I think a first step is to admit that no matter how progressive we think we are – we’re still products of this society and carry a number of ‘old fashioned’ ideas with us. For example, I’m surprised when my straight female friends tell me that 4 out of 5 times their first dates do NOT pick up the bill. Old fashioned Sean thinks – ‘geesh – these young men don’t know how to be genteman in 2014’. But then progressive counters with ‘Well, isn’t that equality?’
Dude! Yes! That’s exactly the kind of confusing messages Dudes have to navigate – do I pay for the bill and be chivalrous or do I split it to acknowledge she’s my equal?
I enjoyed your full disclosure…your word choices and the image you chose to back it up….very funny. I also love that you are standing up for Dude. Dudes often get a bad wrap unnecessarily.
hee hee. Thanks for letting me know I wasn’t the only one laughing. It’s hard out there for a Dude.
I’m glad I’m not dating anymore, too much pressure. But marriage isn’t much easier.

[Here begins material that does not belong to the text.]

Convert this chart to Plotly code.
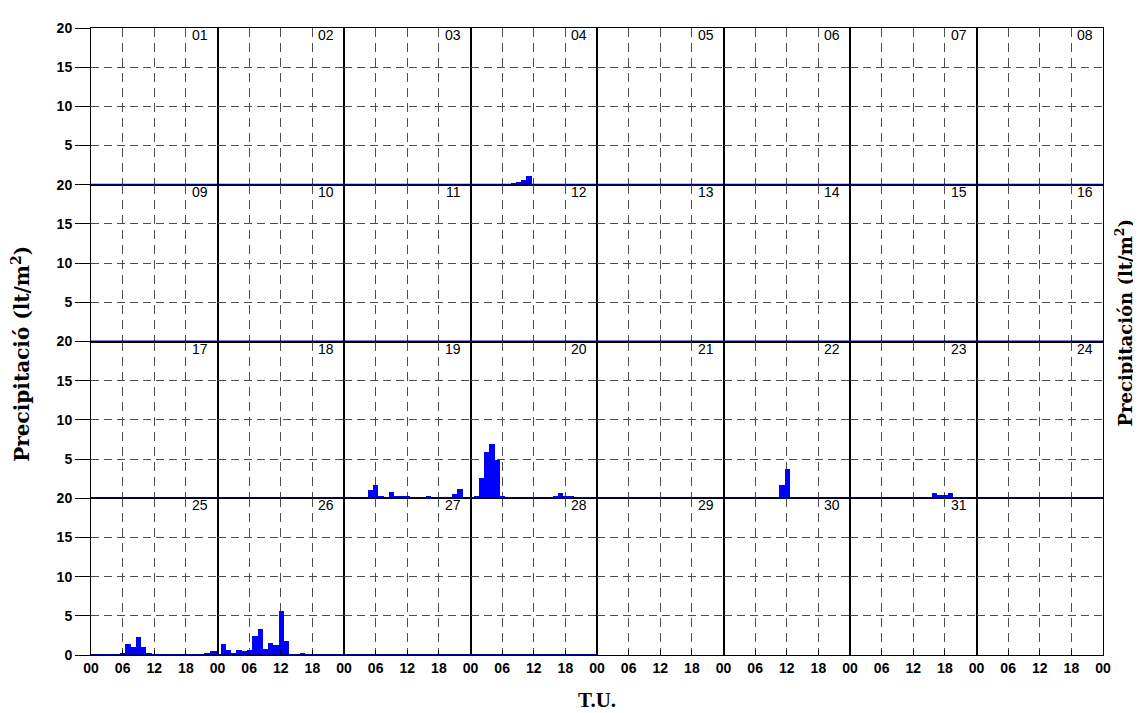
import plotly.graph_objects as go
from plotly.subplots import make_subplots

# ---------------- data ----------------
hours = list(range(1, 25))              # hourly totals, hour ending 01..24 (T.U.)
days = list(range(1, 32))               # days of the month
last_day_with_data = 28                 # days after this one have no record
x_tick_vals = [0, 6, 12, 18, 24]
x_tick_text = ["00", "06", "12", "18", "00"]
y_tick_vals = [0, 5, 10, 15, 20]
y_tick_text = ["0", "5", "10", "15", "20"]

# precipitation (lt/m2) per hour, only for days with rain
day04 = [0, 0, 0, 0, 0, 0, 0, 0.25, 0.35, 0.55, 1.1, 0, 0, 0, 0, 0, 0, 0, 0, 0, 0, 0, 0, 0]
day19 = [0, 0, 0, 0.1, 1.1, 1.8, 0.35, 0.1, 0.85, 0.3, 0.3, 0.3, 0.1, 0.1, 0.2, 0.3, 0, 0, 0, 0, 0.6, 1.2, 0.2, 0.2]
day20 = [0.3, 2.7, 6.0, 7.0, 5.0, 0.4, 0.2, 0.1, 0.1, 0, 0, 0, 0.1, 0, 0, 0.4, 0.7, 0.3, 0.35, 0, 0, 0, 0, 0]
day21 = [0.1, 0.1, 0, 0, 0, 0, 0, 0, 0, 0, 0, 0, 0, 0, 0, 0, 0, 0, 0, 0, 0, 0, 0, 0]
day22 = [0, 0, 0, 0, 0, 0, 0, 0, 0, 0.2, 1.8, 3.8, 0.15, 0, 0, 0, 0, 0, 0, 0, 0, 0, 0, 0]
day23 = [0, 0, 0, 0, 0, 0, 0, 0, 0, 0, 0, 0, 0, 0, 0.25, 0.7, 0.5, 0.5, 0.7, 0.15, 0, 0, 0, 0]
day25 = [0, 0, 0, 0, 0, 0.15, 1.35, 0.95, 2.25, 1.05, 0.1, 0, 0, 0, 0, 0, 0, 0, 0, 0, 0, 0.1, 0.42, 0.42]
day26 = [1.35, 0.55, 0.15, 0.6, 0.45, 0.6, 2.4, 3.3, 0.75, 1.5, 1.2, 5.6, 1.7, 0, 0, 0.1, 0, 0, 0, 0, 0, 0, 0, 0]

rain_by_day = {4: day04, 19: day19, 20: day20, 21: day21, 22: day22,
               23: day23, 25: day25, 26: day26}
zero_day = [0] * 24

# ---------------- styling ----------------
N_ROWS, N_COLS = 4, 8
BAR_COLOR = "#0000FF"
BASE_COLOR = "#000099"
GRID_COLOR = "#4d4d4d"
TICK_FONT = dict(family="Arial", size=14, color="black", weight="bold")

fig = make_subplots(rows=N_ROWS, cols=N_COLS, horizontal_spacing=0, vertical_spacing=0)

for d in days:
    r, c = divmod(d - 1, N_COLS)
    vals = rain_by_day.get(d, zero_day)
    fig.add_trace(go.Bar(x=hours, y=vals, width=1, marker=dict(color=BAR_COLOR, line=dict(width=0)),
                         hoverinfo="x+y", showlegend=False), row=r + 1, col=c + 1)

# empty panels (no day) still need their axes drawn
for k in range(len(days), N_ROWS * N_COLS):
    r, c = divmod(k, N_COLS)
    fig.add_trace(go.Scatter(x=[None], y=[None], mode="lines", showlegend=False,
                             hoverinfo="skip"), row=r + 1, col=c + 1)

for r in range(N_ROWS):
    for c in range(N_COLS):
        bottom = r == N_ROWS - 1
        left = c == 0
        last_col = c == N_COLS - 1
        nx = len(x_tick_vals) if last_col else len(x_tick_vals) - 1
        fig.update_xaxes(row=r + 1, col=c + 1, range=[0, 24],
                         tickmode="array", tickvals=x_tick_vals[:nx], ticktext=x_tick_text[:nx],
                         showticklabels=bottom, ticks="inside" if bottom else "", ticklen=5,
                         tickcolor="black", tickfont=TICK_FONT,
                         showgrid=True, gridcolor=GRID_COLOR, griddash="9px,6px", gridwidth=1,
                         showline=True, linecolor="black", linewidth=1, mirror=True,
                         zeroline=False, fixedrange=True)
        ys = 0 if bottom else 1
        fig.update_yaxes(row=r + 1, col=c + 1, range=[0, 20],
                         tickmode="array", tickvals=y_tick_vals[ys:], ticktext=y_tick_text[ys:],
                         showticklabels=left, ticks="outside" if left else "", ticklen=15,
                         tickcolor="black", tickfont=TICK_FONT,
                         showgrid=True, gridcolor=GRID_COLOR, griddash="8px,5px", gridwidth=1,
                         showline=True, linecolor="black", linewidth=1, mirror=True,
                         zeroline=False, fixedrange=True)

# blue baseline for days that have a record, and day numbers
for d in days:
    r, c = divmod(d - 1, N_COLS)
    n = r * N_COLS + c + 1
    sfx = "" if n == 1 else str(n)
    if d <= last_day_with_data:
        fig.add_shape(type="line", xref=f"x{sfx} domain", yref=f"y{sfx}",
                      x0=0, x1=1, y0=0, y1=0, layer="above",
                      line=dict(color=BASE_COLOR, width=2))
    fig.add_annotation(text=f"{d:02d}", xref=f"x{sfx} domain", yref=f"y{sfx} domain",
                       x=1, y=1, xanchor="right", yanchor="top", xshift=-8, yshift=3,
                       showarrow=False, font=dict(family="Arial", size=14, color="black"))

# axis titles
fig.add_annotation(text="<b>Precipitació (lt/m<sup>2</sup>)</b>", xref="paper", yref="paper",
                   x=-0.0695, y=0.48, xanchor="center", yanchor="middle", textangle=-90,
                   showarrow=False, font=dict(family="DejaVu Serif", size=20, color="black"))
fig.add_annotation(text="<b>Precipitación (lt/m<sup>2</sup>)</b>", xref="paper", yref="paper",
                   x=1.0205, y=0.53, xanchor="center", yanchor="middle", textangle=-90,
                   showarrow=False, font=dict(family="DejaVu Serif", size=18, color="black"))
fig.add_annotation(text="<b>T.U.</b>", xref="paper", yref="paper",
                   x=0.5, y=-0.071, xanchor="center", yanchor="middle",
                   showarrow=False, font=dict(family="Liberation Serif", size=21, color="black"))

# the page adds an 8px body margin, so the figure is sized 8px smaller
fig.update_layout(width=1133, height=705, margin=dict(l=83, r=38, t=12, b=58),
                  paper_bgcolor="white", plot_bgcolor="white", showlegend=False,
                  bargap=0)

fig.write_html("out.html")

No, marriage provides its own set of challenges, doesn’t it? Thanks for your comment, Joseph!
What an interesting read, Nate. Thanks for giving your opinions on this. It is true that sometimes a person’s actions can be mis-read. Time will tell wether it’s real or not. And I agree- men should still open doors for women. Although I open doors for people, too! 😊
Charity has already told me that Dude was playing, unfortunately. Still I don’t think guys should be discounted for one or two missteps. thanks for your support!
You’re welcome, Nate! 😊
The phrase “boyfriend contender list” made me laugh.
We definitely have a long way to go with regard to debunking gender role stereotypes. They seem to be ingrained into the very air we breathe.
I actually never thought about the implications of those b&w photos of kids doing precocious things until I started writing this entry. I appreciate your comments and movie suggestions,fgibg, thanks!
great commentary! i am always confused at why people don’t just open their mouths and ask, “What are your intentions?” Communication is a lost art in this social media driven generation. very odd.
yes, it seems like talking about it would be easier, doesn’t it? Thanks for responding, reda!